For each line below that includes the word "React", make a copy.
##### Source excerpt #####
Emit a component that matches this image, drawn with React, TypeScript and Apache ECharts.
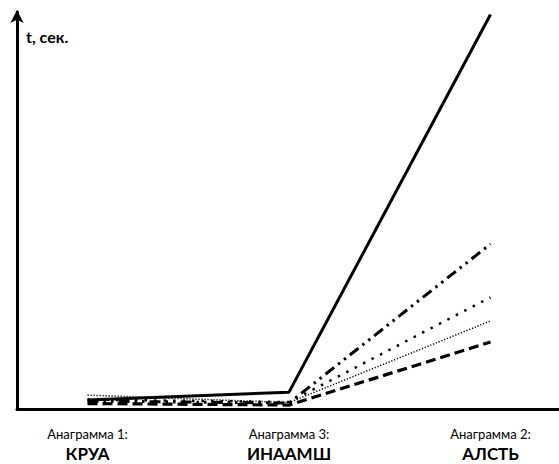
import React, { useEffect, useRef } from "react";
import * as echarts from "echarts";

const categories = ["Анаграмма 1:\n{b|КРУА}", "Анаграмма 3:\n{b|ИНААМШ}", "Анаграмма 2:\n{b|АЛСТЬ}"];
const yName = "t, сек.";

const solidVals = [3.6, 6.8, 159];
const dashDotDotVals = [3.2, 2.4, 66.5];
const dottedVals = [3.8, 2.8, 45];
const fineDottedVals = [5.6, 2.6, 35.5];
const dashedVals = [2.2, 1.6, 27];

export default function App() {
  const ref = useRef<HTMLDivElement>(null);
  useEffect(() => {
    const chart = echarts.init(ref.current!, null, { renderer: "svg" });
    const toData = (vals: number[]) => vals.map((v, i) => [i, v]);
    const mk = (name: string, vals: number[], width: number, type: any, cap: any = "butt") => ({
      name,
      type: "line",
      data: toData(vals),
      showSymbol: false,
      symbol: "none",
      lineStyle: { color: "#000", width, type, cap },
      z: 3,
    });
    chart.setOption({
      animation: false,
      backgroundColor: "#fff",
      grid: { left: 17, right: 0, top: 12, bottom: 51, containLabel: false },
      xAxis: {
        type: "value",
        min: -0.35,
        max: 2.34,
        splitLine: { show: false },
        axisTick: { show: false },
        axisLine: { show: true, onZero: false, lineStyle: { color: "#000", width: 3 } },
        axisLabel: {
          customValues: [0, 1, 2],
          formatter: (v: number) => categories[Math.round(v)],
          color: "#000",
          fontFamily: "Lato",
          fontSize: 13,
          lineHeight: 18,
          margin: 16,
          rich: { b: { fontFamily: "Lato", fontWeight: "bold", fontSize: 17, lineHeight: 21, color: "#000" } },
        },
      },
      yAxis: {
        type: "value",
        min: 0,
        max: 160,
        splitLine: { show: false },
        axisTick: { show: false },
        axisLabel: { show: false },
        axisLine: {
          show: true,
          onZero: false,
          lineStyle: { color: "#000", width: 3 },
          symbol: ["none", "arrow"],
          symbolSize: [10, 13],
          symbolOffset: [0, 2],
        },
      },
      graphic: [
        {
          type: "text",
          left: 26,
          top: 28,
          style: { text: yName, fill: "#000", font: "bold 16px Lato" },
        },
      ],
      series: [
        mk("solid", solidVals, 3, "solid"),
        mk("dashDotDot", dashDotDotVals, 3, [11, 5, 2.5, 5, 2.5, 5]),
        mk("dotted", dottedVals, 2.5, [2.5, 7]),
        mk("fineDotted", fineDottedVals, 1.5, [1.2, 1.8]),
        mk("dashed", dashedVals, 3.2, [10, 5]),
      ],
    });
    return () => chart.dispose();
  }, []);
  return <div ref={ref} style={{ width: 559, height: 464, position: "absolute", left: 0, top: 0 }} />;
}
#####
=== Expected answer ===
Emit a component that matches this image, drawn with React, TypeScript and Apache ECharts.
import React, { useEffect, useRef } from "react";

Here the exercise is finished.